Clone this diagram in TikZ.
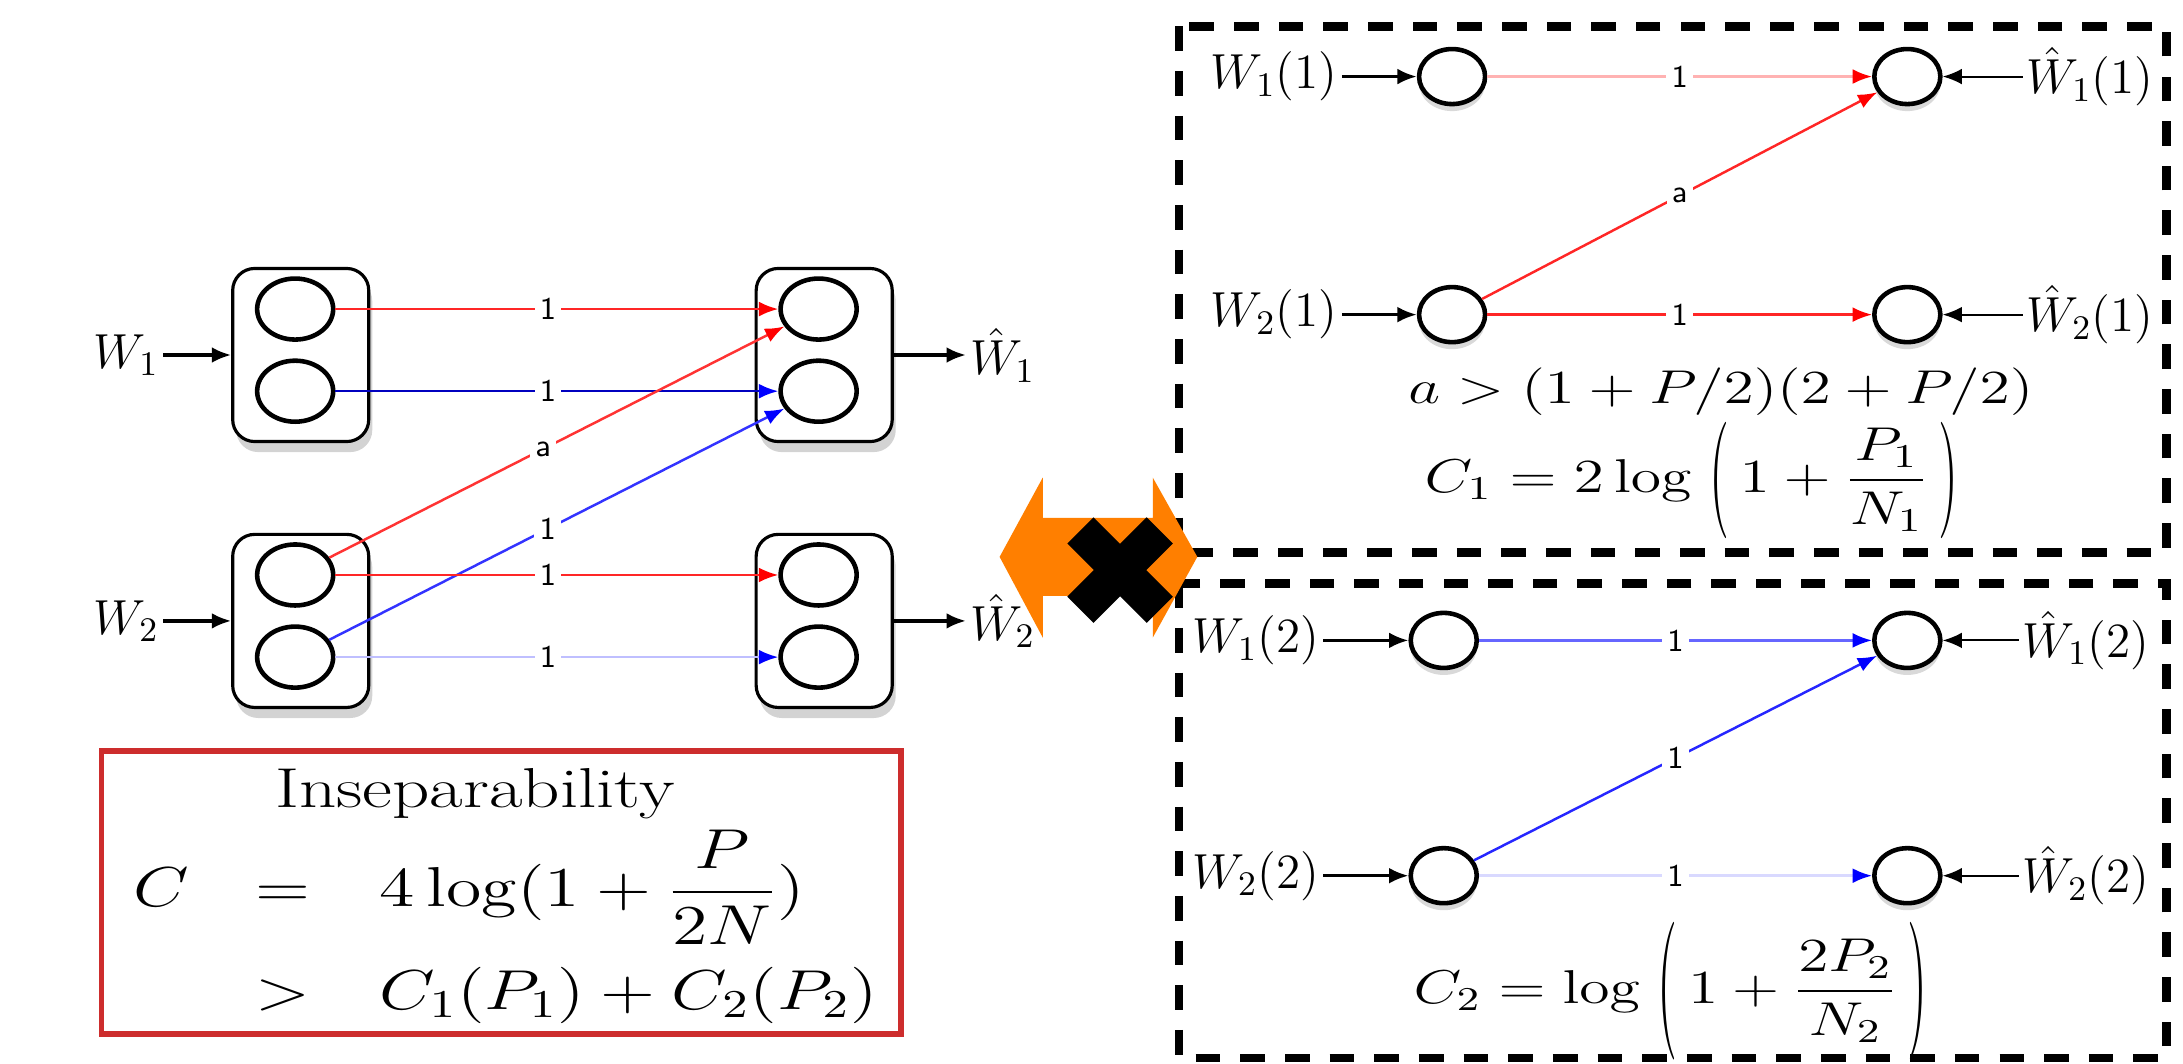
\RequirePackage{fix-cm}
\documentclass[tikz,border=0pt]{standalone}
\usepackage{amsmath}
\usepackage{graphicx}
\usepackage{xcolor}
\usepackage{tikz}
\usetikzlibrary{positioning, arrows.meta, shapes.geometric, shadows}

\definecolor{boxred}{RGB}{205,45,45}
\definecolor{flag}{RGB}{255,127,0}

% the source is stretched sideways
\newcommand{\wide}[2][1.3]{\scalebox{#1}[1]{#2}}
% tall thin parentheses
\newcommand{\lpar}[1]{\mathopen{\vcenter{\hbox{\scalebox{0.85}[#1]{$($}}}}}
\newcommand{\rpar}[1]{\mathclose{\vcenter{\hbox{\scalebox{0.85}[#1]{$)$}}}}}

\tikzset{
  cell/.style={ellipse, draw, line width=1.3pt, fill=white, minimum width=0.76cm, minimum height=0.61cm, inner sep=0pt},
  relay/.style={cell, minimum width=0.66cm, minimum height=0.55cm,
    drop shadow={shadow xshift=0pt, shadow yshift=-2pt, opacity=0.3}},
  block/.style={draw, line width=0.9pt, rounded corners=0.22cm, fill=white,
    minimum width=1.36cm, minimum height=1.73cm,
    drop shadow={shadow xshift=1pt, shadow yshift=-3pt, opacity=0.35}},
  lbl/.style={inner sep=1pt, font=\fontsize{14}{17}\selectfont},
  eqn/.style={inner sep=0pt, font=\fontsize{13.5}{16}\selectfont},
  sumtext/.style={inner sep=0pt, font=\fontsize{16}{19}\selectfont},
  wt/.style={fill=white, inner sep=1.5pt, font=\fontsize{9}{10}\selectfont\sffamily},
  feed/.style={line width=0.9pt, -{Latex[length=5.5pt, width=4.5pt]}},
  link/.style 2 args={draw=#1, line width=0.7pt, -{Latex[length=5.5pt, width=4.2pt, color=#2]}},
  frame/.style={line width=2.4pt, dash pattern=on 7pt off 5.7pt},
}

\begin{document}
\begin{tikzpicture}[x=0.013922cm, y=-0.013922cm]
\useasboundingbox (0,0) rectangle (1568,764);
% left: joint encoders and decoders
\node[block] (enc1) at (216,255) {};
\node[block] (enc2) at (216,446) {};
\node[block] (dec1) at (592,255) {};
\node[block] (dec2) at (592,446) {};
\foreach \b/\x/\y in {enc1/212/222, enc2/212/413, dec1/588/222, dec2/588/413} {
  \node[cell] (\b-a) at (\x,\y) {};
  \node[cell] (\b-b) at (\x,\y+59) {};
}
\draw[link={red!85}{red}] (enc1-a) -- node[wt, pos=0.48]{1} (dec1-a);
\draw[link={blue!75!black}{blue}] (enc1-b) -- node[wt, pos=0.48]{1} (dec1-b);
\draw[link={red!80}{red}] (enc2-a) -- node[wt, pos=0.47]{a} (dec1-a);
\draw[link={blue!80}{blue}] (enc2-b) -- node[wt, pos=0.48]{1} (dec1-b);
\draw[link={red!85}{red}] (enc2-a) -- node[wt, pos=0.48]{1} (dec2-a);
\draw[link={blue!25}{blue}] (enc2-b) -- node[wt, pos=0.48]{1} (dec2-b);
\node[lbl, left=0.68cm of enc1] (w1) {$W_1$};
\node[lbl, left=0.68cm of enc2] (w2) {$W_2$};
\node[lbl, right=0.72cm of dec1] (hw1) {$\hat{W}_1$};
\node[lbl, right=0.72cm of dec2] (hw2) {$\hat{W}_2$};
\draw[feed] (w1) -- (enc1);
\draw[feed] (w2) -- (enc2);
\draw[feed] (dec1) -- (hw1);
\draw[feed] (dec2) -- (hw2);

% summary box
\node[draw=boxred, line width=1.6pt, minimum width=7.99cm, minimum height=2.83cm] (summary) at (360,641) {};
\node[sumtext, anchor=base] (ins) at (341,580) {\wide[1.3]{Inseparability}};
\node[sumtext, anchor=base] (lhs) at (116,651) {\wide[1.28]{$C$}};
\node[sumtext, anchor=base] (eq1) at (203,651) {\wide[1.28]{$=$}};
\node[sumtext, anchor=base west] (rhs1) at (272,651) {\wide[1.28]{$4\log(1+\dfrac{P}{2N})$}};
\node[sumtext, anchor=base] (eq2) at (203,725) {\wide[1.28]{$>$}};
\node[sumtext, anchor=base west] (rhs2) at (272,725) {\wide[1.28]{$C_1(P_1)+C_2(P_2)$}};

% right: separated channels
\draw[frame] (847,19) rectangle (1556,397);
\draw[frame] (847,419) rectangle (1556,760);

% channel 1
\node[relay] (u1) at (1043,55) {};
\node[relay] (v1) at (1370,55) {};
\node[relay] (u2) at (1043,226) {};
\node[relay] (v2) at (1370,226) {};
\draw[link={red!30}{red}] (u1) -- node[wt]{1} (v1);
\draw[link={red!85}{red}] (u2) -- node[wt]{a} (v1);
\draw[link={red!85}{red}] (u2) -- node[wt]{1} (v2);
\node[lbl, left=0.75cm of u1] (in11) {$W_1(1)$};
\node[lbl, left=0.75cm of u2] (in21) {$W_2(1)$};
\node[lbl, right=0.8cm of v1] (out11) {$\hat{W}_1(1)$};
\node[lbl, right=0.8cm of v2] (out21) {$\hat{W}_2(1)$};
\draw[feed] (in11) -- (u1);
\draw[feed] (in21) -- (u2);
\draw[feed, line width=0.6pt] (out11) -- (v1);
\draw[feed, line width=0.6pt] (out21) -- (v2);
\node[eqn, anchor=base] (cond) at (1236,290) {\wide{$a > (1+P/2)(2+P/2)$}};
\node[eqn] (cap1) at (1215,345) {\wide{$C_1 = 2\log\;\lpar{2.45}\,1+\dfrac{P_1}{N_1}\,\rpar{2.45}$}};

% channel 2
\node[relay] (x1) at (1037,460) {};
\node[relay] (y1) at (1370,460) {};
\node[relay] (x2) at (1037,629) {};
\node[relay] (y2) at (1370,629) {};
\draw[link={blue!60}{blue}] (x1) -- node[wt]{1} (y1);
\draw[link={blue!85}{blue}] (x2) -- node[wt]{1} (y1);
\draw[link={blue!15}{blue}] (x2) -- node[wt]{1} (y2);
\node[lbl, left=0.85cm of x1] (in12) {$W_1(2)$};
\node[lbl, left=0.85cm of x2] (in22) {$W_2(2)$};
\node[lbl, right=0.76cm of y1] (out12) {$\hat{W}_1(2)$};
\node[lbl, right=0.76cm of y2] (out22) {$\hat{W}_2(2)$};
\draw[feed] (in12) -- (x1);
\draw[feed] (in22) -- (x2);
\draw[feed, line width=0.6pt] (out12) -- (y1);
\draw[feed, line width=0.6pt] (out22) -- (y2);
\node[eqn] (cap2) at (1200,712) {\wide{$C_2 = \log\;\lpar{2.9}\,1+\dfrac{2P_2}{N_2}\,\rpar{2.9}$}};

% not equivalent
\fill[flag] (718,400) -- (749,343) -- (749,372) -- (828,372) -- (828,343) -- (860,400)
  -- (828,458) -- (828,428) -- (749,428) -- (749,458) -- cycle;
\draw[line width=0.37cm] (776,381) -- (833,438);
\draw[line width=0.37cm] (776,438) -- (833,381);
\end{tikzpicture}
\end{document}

▶ [Requirement] Your task is to reproduce all of the material exactly. The pictures stay out.

▶ [Full response]
Clone this diagram in TikZ.
\RequirePackage{fix-cm}
\documentclass[tikz,border=0pt]{standalone}
\usepackage{amsmath}
\usepackage{graphicx}
\usepackage{xcolor}
\usepackage{tikz}
\usetikzlibrary{positioning, arrows.meta, shapes.geometric, shadows}

\definecolor{boxred}{RGB}{205,45,45}
\definecolor{flag}{RGB}{255,127,0}

% the source is stretched sideways
\newcommand{\wide}[2][1.3]{\scalebox{#1}[1]{#2}}
% tall thin parentheses
\newcommand{\lpar}[1]{\mathopen{\vcenter{\hbox{\scalebox{0.85}[#1]{$($}}}}}
\newcommand{\rpar}[1]{\mathclose{\vcenter{\hbox{\scalebox{0.85}[#1]{$)$}}}}}

\tikzset{
  cell/.style={ellipse, draw, line width=1.3pt, fill=white, minimum width=0.76cm, minimum height=0.61cm, inner sep=0pt},
  relay/.style={cell, minimum width=0.66cm, minimum height=0.55cm,
    drop shadow={shadow xshift=0pt, shadow yshift=-2pt, opacity=0.3}},
  block/.style={draw, line width=0.9pt, rounded corners=0.22cm, fill=white,
    minimum width=1.36cm, minimum height=1.73cm,
    drop shadow={shadow xshift=1pt, shadow yshift=-3pt, opacity=0.35}},
  lbl/.style={inner sep=1pt, font=\fontsize{14}{17}\selectfont},
  eqn/.style={inner sep=0pt, font=\fontsize{13.5}{16}\selectfont},
  sumtext/.style={inner sep=0pt, font=\fontsize{16}{19}\selectfont},
  wt/.style={fill=white, inner sep=1.5pt, font=\fontsize{9}{10}\selectfont\sffamily},
  feed/.style={line width=0.9pt, -{Latex[length=5.5pt, width=4.5pt]}},
  link/.style 2 args={draw=#1, line width=0.7pt, -{Latex[length=5.5pt, width=4.2pt, color=#2]}},
  frame/.style={line width=2.4pt, dash pattern=on 7pt off 5.7pt},
}

\begin{document}
\begin{tikzpicture}[x=0.013922cm, y=-0.013922cm]
\useasboundingbox (0,0) rectangle (1568,764);
% left: joint encoders and decoders
\node[block] (enc1) at (216,255) {};
\node[block] (enc2) at (216,446) {};
\node[block] (dec1) at (592,255) {};
\node[block] (dec2) at (592,446) {};
\foreach \b/\x/\y in {enc1/212/222, enc2/212/413, dec1/588/222, dec2/588/413} {
  \node[cell] (\b-a) at (\x,\y) {};
  \node[cell] (\b-b) at (\x,\y+59) {};
}
\draw[link={red!85}{red}] (enc1-a) -- node[wt, pos=0.48]{1} (dec1-a);
\draw[link={blue!75!black}{blue}] (enc1-b) -- node[wt, pos=0.48]{1} (dec1-b);
\draw[link={red!80}{red}] (enc2-a) -- node[wt, pos=0.47]{a} (dec1-a);
\draw[link={blue!80}{blue}] (enc2-b) -- node[wt, pos=0.48]{1} (dec1-b);
\draw[link={red!85}{red}] (enc2-a) -- node[wt, pos=0.48]{1} (dec2-a);
\draw[link={blue!25}{blue}] (enc2-b) -- node[wt, pos=0.48]{1} (dec2-b);
\node[lbl, left=0.68cm of enc1] (w1) {$W_1$};
\node[lbl, left=0.68cm of enc2] (w2) {$W_2$};
\node[lbl, right=0.72cm of dec1] (hw1) {$\hat{W}_1$};
\node[lbl, right=0.72cm of dec2] (hw2) {$\hat{W}_2$};
\draw[feed] (w1) -- (enc1);
\draw[feed] (w2) -- (enc2);
\draw[feed] (dec1) -- (hw1);
\draw[feed] (dec2) -- (hw2);

% summary box
\node[draw=boxred, line width=1.6pt, minimum width=7.99cm, minimum height=2.83cm] (summary) at (360,641) {};
\node[sumtext, anchor=base] (ins) at (341,580) {\wide[1.3]{Inseparability}};
\node[sumtext, anchor=base] (lhs) at (116,651) {\wide[1.28]{$C$}};
\node[sumtext, anchor=base] (eq1) at (203,651) {\wide[1.28]{$=$}};
\node[sumtext, anchor=base west] (rhs1) at (272,651) {\wide[1.28]{$4\log(1+\dfrac{P}{2N})$}};
\node[sumtext, anchor=base] (eq2) at (203,725) {\wide[1.28]{$>$}};
\node[sumtext, anchor=base west] (rhs2) at (272,725) {\wide[1.28]{$C_1(P_1)+C_2(P_2)$}};

% right: separated channels
\draw[frame] (847,19) rectangle (1556,397);
\draw[frame] (847,419) rectangle (1556,760);

% channel 1
\node[relay] (u1) at (1043,55) {};
\node[relay] (v1) at (1370,55) {};
\node[relay] (u2) at (1043,226) {};
\node[relay] (v2) at (1370,226) {};
\draw[link={red!30}{red}] (u1) -- node[wt]{1} (v1);
\draw[link={red!85}{red}] (u2) -- node[wt]{a} (v1);
\draw[link={red!85}{red}] (u2) -- node[wt]{1} (v2);
\node[lbl, left=0.75cm of u1] (in11) {$W_1(1)$};
\node[lbl, left=0.75cm of u2] (in21) {$W_2(1)$};
\node[lbl, right=0.8cm of v1] (out11) {$\hat{W}_1(1)$};
\node[lbl, right=0.8cm of v2] (out21) {$\hat{W}_2(1)$};
\draw[feed] (in11) -- (u1);
\draw[feed] (in21) -- (u2);
\draw[feed, line width=0.6pt] (out11) -- (v1);
\draw[feed, line width=0.6pt] (out21) -- (v2);
\node[eqn, anchor=base] (cond) at (1236,290) {\wide{$a > (1+P/2)(2+P/2)$}};
\node[eqn] (cap1) at (1215,345) {\wide{$C_1 = 2\log\;\lpar{2.45}\,1+\dfrac{P_1}{N_1}\,\rpar{2.45}$}};

% channel 2
\node[relay] (x1) at (1037,460) {};
\node[relay] (y1) at (1370,460) {};
\node[relay] (x2) at (1037,629) {};
\node[relay] (y2) at (1370,629) {};
\draw[link={blue!60}{blue}] (x1) -- node[wt]{1} (y1);
\draw[link={blue!85}{blue}] (x2) -- node[wt]{1} (y1);
\draw[link={blue!15}{blue}] (x2) -- node[wt]{1} (y2);
\node[lbl, left=0.85cm of x1] (in12) {$W_1(2)$};
\node[lbl, left=0.85cm of x2] (in22) {$W_2(2)$};
\node[lbl, right=0.76cm of y1] (out12) {$\hat{W}_1(2)$};
\node[lbl, right=0.76cm of y2] (out22) {$\hat{W}_2(2)$};
\draw[feed] (in12) -- (x1);
\draw[feed] (in22) -- (x2);
\draw[feed, line width=0.6pt] (out12) -- (y1);
\draw[feed, line width=0.6pt] (out22) -- (y2);
\node[eqn] (cap2) at (1200,712) {\wide{$C_2 = \log\;\lpar{2.9}\,1+\dfrac{2P_2}{N_2}\,\rpar{2.9}$}};

% not equivalent
\fill[flag] (718,400) -- (749,343) -- (749,372) -- (828,372) -- (828,343) -- (860,400)
  -- (828,458) -- (828,428) -- (749,428) -- (749,458) -- cycle;
\draw[line width=0.37cm] (776,381) -- (833,438);
\draw[line width=0.37cm] (776,438) -- (833,381);
\end{tikzpicture}
\end{document}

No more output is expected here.